This is the conversation most couples never have. What do you actually like? What do you not like? What does your partner think you like, because at some point years ago you didn't say otherwise, and now it's just become The Thing You Do?
The reason this conversation is so hard is that anything we say lands as a verdict. "I don't love it when you…" sounds like "you've been doing it wrong for ten years." And so we don't say anything. And then resentment grows in the silence.
The reframe is this: you're sharing information so your partner can know you more deeply. That's it. Not a complaint or a critique… information. You are letting them in on something about you they didn't have access to before.
Here's a small exercise that helps with the defensiveness. Before the conversation, take five minutes alone and think about yourself - not as someone's partner, not as a parent, just as a person in a body.
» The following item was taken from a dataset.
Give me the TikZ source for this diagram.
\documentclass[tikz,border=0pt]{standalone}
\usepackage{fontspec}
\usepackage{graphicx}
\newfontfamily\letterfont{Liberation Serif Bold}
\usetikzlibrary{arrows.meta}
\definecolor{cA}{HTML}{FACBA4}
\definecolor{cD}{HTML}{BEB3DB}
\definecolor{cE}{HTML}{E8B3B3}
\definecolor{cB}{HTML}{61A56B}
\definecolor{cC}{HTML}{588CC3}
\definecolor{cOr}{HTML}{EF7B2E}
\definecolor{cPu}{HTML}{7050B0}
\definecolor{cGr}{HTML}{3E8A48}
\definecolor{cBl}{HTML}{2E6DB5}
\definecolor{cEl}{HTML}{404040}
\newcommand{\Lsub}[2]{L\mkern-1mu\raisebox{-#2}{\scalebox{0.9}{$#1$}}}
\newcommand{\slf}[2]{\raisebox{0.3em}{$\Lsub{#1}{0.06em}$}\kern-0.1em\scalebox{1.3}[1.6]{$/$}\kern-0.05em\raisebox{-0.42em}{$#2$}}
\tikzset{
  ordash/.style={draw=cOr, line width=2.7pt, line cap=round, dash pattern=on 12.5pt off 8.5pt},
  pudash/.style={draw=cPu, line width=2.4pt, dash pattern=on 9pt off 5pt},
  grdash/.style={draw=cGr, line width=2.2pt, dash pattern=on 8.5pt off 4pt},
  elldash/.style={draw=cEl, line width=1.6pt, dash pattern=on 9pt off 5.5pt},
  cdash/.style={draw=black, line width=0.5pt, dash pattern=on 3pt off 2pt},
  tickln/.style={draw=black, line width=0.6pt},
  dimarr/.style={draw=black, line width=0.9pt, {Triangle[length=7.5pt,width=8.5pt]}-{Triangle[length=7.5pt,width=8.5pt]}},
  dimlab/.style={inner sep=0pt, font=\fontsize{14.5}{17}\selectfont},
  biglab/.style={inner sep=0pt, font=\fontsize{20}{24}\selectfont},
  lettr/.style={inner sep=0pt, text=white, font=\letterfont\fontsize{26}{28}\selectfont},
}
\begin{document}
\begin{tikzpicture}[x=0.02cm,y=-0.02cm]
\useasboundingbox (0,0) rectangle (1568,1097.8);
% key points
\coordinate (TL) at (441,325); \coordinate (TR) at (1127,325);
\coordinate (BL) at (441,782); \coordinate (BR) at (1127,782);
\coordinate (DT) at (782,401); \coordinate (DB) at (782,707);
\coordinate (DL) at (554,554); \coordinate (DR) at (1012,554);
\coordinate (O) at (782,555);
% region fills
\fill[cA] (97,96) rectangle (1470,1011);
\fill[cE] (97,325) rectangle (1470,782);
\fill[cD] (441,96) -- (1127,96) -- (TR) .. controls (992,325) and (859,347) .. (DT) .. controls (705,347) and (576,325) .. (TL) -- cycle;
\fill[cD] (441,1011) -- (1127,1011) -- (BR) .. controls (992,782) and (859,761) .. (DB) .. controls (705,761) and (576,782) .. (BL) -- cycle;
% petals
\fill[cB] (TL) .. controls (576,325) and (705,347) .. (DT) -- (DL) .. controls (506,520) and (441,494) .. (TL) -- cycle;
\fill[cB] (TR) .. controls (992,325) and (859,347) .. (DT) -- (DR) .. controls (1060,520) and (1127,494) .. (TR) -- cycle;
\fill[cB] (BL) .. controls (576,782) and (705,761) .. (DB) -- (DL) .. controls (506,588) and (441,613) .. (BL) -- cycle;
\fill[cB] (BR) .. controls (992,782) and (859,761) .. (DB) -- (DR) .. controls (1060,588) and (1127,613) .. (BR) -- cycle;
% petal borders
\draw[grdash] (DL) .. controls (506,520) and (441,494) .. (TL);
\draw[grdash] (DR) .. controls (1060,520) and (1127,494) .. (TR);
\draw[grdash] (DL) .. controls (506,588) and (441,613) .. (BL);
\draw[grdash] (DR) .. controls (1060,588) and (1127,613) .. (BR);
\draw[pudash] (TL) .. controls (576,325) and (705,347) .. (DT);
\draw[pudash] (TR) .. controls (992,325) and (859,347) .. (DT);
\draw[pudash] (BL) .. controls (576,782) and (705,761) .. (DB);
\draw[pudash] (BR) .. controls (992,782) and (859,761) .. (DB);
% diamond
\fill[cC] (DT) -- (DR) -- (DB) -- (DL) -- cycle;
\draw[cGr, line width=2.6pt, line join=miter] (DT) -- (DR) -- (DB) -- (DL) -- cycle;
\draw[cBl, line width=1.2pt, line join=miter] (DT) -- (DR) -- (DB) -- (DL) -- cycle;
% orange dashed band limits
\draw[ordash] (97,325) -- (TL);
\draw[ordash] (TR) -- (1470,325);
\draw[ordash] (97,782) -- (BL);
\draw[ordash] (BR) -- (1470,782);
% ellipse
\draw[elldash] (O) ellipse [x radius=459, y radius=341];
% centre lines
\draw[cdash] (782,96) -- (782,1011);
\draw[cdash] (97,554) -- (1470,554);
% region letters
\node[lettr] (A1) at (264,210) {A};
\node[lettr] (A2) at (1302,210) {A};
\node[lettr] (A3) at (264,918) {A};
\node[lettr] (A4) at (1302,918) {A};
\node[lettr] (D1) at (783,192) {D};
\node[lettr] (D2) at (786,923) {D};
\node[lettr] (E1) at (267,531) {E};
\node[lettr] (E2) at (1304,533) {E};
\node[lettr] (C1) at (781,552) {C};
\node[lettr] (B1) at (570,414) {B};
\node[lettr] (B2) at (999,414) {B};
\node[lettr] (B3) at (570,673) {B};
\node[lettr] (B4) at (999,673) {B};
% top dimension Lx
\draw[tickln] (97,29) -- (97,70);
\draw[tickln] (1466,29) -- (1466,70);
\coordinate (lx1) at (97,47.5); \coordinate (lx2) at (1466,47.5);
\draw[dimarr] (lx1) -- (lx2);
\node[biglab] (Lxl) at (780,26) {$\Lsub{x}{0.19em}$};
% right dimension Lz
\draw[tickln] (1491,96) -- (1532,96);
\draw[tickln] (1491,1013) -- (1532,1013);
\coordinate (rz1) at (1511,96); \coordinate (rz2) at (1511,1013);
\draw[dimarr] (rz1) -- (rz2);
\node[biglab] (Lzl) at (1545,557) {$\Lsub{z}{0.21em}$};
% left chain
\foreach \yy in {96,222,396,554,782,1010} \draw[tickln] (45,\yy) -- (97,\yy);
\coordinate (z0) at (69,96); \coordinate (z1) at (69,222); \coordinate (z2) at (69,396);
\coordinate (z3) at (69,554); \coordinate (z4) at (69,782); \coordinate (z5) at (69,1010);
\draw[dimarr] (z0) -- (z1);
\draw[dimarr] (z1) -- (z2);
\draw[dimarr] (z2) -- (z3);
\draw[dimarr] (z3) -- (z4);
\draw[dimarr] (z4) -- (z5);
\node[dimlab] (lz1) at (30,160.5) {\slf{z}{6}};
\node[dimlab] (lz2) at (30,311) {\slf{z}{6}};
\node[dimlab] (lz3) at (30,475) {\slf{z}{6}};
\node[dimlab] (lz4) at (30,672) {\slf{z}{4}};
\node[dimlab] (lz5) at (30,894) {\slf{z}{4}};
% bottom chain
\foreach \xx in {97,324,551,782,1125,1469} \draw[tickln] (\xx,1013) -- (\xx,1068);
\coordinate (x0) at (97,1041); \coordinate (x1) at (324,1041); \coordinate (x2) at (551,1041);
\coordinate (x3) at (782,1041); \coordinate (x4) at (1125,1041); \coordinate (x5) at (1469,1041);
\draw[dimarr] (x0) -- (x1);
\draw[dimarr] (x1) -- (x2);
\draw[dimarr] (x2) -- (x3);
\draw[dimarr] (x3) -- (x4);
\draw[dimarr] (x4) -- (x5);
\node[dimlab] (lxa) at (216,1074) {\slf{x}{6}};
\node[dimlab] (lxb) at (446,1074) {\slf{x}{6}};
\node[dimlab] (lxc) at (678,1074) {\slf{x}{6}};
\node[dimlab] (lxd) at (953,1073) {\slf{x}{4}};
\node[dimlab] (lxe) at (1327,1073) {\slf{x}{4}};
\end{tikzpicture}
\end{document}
What do you actually like? What feels good? What have you been curious about? What used to feel good that doesn't anymore, and what might feel good now that didn't before? Write it down if it helps. You're not building a case against your partner. You're getting to know yourself first, so you have something real to share.
Then when you talk, you can frame it that way: "I want to tell you some things about me. Not because anything is wrong, but because I realized I've never actually said them out loud. And I want you to know me better."
That sentence does something almost magical to defensiveness. Because now your partner isn't being graded. They're being trusted.